Mainframes are such a weird subject to me, on one hand, the results we got out of the mainframes were pretty amazing, but the experience was painful, absolutely, painful. The tooling is some of the worst you've ever seen, official tools feel like something people dreamed up in winforms. I worked mostly with PL/1 which was a great language, stuck in the 80s but great nonetheless, I actually prefer it to C.

What killed it for me was the restrictions, you had to either dynamically or statically link programs, but do it in the IBM flavor and build system. Which made it extremely cumbersome to do, so files were 20k SoC with a single entry (main) and function calls, because creating files was a pain. Line limits of 72 characters, we even had to send in our programs to get syntax checks because the IDEs weren't capable enough (this was in 2018), now I could whip up something to emulate it in docker and neovim, but the people that taught me had no idea there was something better out there and neither did I. We had to release once a week on saturday mornings because the execution model used had to have downtime during the deployment.

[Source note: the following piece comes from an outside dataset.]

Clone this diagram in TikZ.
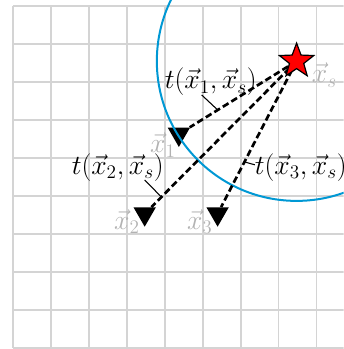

Mainframes are cursed because of the lack of tooling, and the restrictions. I think Mainframes and the execution mode it uses could be useful in a bunch of other places, but IBMs business model just continuously tightness the screws and scared people away. It doesn't have wide spread appeal either, it is "Business machines" after all.

It should be said that I worked in IBMs version of Serverless (not what it was called but it was pretty much what it was), mainframes support Linux, Java, etc, etc. But you give up a lot of benefits and performance if you move off, of the native way of doing things.

I'd also argue that with todays tooling and hardware you can get comparable performance to a mainframe, the only reason that mainframes are as performant, and was so dominant, is because of the restrictions it places on the developer. You have to write low level C, PL/1 or Cobol, so often by proxy your software is just fast. Kind of like Rust or C++ is nearly always quite performant out of the box. Most business software just don't need that level of latency control and performance today.




The fact that it sorta forces you to a lower level of abstraction is actually a very interesting topic and something I think about a lot in the context of how mainframes have remained relevant.

If there were a way to restrict non-mainframe ecosystems in a similar way, I think it could provide a lot of value. Especially for large organizations where standardization and prevention of IT churn is a serious problem. I just don't see how you do that in an open platform, and so I don't really think it's viable outside of the mainframe space (although it certainly explains part of why a lot of orgs still choose mainframes despite knowing all of inherent difficulties the platform presents). It's a people problem not a technical one at the end of the day.

I'll add that a lot of the tooling deficit has been resolved in the mainframe space, but often in a way I'm not comfortable with. It's normal these days for mainframe developers to not use the old school ISPF development environments, but the thing about the awful old tooling, is that it was brutally efficient. Now you are likely to be giving up a significant amount of that efficiency because you've replaced it with a bunch of JVMs running web services.

There is in some sense an unavoidable tradeoff between modern conveniences and efficiency that I don't think there are any easy ways to get around. We can't have our cake and eat it too, and you cannot have mainframe level performance without it just being a bunch of COBOL and C.

This applies just as much to Linux servers as it does mainframes. I'm not really even commenting about the architecture. There are similar tradeoffs involved in how we choose Linux distributions, although perhaps a little less extreme.